Records with drawing code:
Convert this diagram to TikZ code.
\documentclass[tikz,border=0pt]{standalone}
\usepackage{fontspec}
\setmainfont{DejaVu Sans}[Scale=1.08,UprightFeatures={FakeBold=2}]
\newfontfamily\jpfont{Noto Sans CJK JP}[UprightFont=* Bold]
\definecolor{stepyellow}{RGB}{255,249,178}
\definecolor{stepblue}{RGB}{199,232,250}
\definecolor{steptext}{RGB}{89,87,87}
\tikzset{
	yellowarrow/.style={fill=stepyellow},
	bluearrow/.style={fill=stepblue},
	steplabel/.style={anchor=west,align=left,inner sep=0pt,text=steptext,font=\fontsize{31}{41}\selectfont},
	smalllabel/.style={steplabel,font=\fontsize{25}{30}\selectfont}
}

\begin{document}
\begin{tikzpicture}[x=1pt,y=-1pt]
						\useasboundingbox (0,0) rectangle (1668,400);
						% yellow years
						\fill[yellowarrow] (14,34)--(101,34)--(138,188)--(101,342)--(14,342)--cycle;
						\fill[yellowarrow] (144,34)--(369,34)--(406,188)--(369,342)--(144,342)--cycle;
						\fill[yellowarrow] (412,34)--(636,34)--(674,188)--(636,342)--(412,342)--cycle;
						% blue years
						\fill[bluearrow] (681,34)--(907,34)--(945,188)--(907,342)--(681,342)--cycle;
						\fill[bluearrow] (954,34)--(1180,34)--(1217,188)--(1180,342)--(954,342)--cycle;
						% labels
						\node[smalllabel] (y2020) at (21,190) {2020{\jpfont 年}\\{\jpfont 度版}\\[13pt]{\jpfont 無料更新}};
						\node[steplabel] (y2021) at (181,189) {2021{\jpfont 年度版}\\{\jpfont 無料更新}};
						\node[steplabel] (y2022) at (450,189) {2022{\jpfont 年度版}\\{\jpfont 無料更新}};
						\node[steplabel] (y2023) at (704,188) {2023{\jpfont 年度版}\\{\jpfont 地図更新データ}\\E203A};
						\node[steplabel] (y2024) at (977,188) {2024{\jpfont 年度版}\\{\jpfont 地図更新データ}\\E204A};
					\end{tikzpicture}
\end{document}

...

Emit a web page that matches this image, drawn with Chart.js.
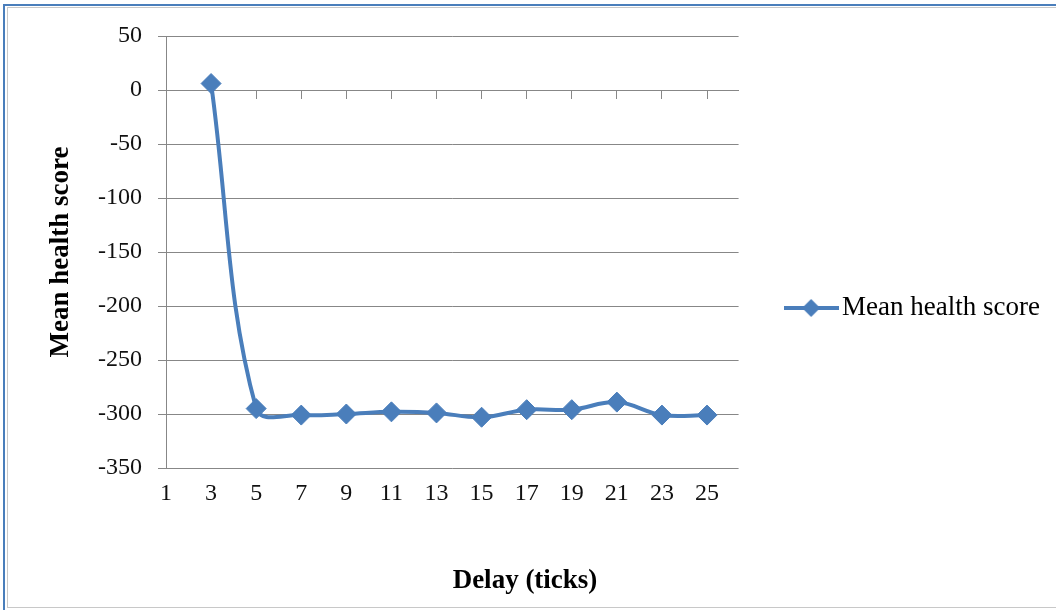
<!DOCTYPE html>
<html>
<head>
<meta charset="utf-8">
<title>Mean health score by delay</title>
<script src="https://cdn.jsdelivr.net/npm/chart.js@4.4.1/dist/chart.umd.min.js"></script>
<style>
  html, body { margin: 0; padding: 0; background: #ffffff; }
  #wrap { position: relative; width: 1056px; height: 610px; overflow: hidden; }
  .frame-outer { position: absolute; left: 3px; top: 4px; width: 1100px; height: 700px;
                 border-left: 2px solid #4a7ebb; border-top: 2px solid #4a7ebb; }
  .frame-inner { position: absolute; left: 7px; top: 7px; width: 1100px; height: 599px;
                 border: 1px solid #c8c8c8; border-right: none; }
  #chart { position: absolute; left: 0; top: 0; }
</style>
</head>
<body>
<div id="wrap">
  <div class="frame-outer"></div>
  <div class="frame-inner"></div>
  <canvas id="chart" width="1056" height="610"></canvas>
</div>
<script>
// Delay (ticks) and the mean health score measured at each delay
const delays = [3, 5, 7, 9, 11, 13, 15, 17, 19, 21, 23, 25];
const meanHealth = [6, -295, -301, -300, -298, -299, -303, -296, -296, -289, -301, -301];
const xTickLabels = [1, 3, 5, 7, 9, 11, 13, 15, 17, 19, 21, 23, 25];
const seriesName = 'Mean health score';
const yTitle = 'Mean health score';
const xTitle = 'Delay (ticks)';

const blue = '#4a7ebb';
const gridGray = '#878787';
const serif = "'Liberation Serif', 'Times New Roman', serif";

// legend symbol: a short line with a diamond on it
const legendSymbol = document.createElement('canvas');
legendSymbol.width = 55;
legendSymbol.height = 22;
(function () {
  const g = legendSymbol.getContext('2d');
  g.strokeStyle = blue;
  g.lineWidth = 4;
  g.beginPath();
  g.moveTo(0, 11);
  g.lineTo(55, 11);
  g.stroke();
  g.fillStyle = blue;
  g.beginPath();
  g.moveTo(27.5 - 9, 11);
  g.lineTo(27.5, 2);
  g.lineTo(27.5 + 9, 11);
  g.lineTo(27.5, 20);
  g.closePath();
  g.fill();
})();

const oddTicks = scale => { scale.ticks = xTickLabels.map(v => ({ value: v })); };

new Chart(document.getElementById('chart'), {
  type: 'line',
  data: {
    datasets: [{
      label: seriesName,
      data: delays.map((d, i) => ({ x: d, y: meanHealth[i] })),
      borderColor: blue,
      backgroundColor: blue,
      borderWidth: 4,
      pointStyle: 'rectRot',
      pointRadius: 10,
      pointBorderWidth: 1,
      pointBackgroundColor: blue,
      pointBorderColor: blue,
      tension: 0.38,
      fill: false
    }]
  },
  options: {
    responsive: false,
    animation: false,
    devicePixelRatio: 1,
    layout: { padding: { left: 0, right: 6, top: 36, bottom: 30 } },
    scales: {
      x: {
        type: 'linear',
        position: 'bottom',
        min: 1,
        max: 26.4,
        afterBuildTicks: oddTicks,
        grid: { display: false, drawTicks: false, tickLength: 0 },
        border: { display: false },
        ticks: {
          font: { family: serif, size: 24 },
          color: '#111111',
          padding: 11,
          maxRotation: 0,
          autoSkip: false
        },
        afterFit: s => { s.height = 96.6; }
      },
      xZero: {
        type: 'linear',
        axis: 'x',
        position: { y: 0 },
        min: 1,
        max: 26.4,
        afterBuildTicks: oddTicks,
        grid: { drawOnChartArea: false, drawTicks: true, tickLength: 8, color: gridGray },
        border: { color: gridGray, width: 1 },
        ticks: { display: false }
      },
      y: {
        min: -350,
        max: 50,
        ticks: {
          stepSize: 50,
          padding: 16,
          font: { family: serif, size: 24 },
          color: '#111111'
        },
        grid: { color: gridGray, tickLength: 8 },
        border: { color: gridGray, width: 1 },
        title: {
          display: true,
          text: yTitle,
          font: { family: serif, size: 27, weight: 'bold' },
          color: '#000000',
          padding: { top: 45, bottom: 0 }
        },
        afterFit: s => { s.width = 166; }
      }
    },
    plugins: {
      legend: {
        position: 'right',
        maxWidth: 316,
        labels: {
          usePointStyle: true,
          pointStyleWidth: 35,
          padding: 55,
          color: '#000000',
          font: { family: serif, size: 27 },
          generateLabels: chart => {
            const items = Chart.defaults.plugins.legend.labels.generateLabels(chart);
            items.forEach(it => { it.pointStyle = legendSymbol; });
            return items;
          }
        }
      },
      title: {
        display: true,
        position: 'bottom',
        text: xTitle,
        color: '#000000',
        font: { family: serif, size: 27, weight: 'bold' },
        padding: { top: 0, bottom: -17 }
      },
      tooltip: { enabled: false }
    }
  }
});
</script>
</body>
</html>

What is being asked: From the line containing "Emit a web page" to the line containing "Serif', 'Times New", both lines included, give the text again exactly, without any pictures.

Solution to the problem:
Emit a web page that matches this image, drawn with Chart.js.
<!DOCTYPE html>
<html>
<head>
<meta charset="utf-8">
<title>Mean health score by delay</title>
<script src="https://cdn.jsdelivr.net/npm/chart.js@4.4.1/dist/chart.umd.min.js"></script>
<style>
  html, body { margin: 0; padding: 0; background: #ffffff; }
  #wrap { position: relative; width: 1056px; height: 610px; overflow: hidden; }
  .frame-outer { position: absolute; left: 3px; top: 4px; width: 1100px; height: 700px;
                 border-left: 2px solid #4a7ebb; border-top: 2px solid #4a7ebb; }
  .frame-inner { position: absolute; left: 7px; top: 7px; width: 1100px; height: 599px;
                 border: 1px solid #c8c8c8; border-right: none; }
  #chart { position: absolute; left: 0; top: 0; }
</style>
</head>
<body>
<div id="wrap">
  <div class="frame-outer"></div>
  <div class="frame-inner"></div>
  <canvas id="chart" width="1056" height="610"></canvas>
</div>
<script>
// Delay (ticks) and the mean health score measured at each delay
const delays = [3, 5, 7, 9, 11, 13, 15, 17, 19, 21, 23, 25];
const meanHealth = [6, -295, -301, -300, -298, -299, -303, -296, -296, -289, -301, -301];
const xTickLabels = [1, 3, 5, 7, 9, 11, 13, 15, 17, 19, 21, 23, 25];
const seriesName = 'Mean health score';
const yTitle = 'Mean health score';
const xTitle = 'Delay (ticks)';

const blue = '#4a7ebb';
const gridGray = '#878787';
const serif = "'Liberation Serif', 'Times New Roman', serif";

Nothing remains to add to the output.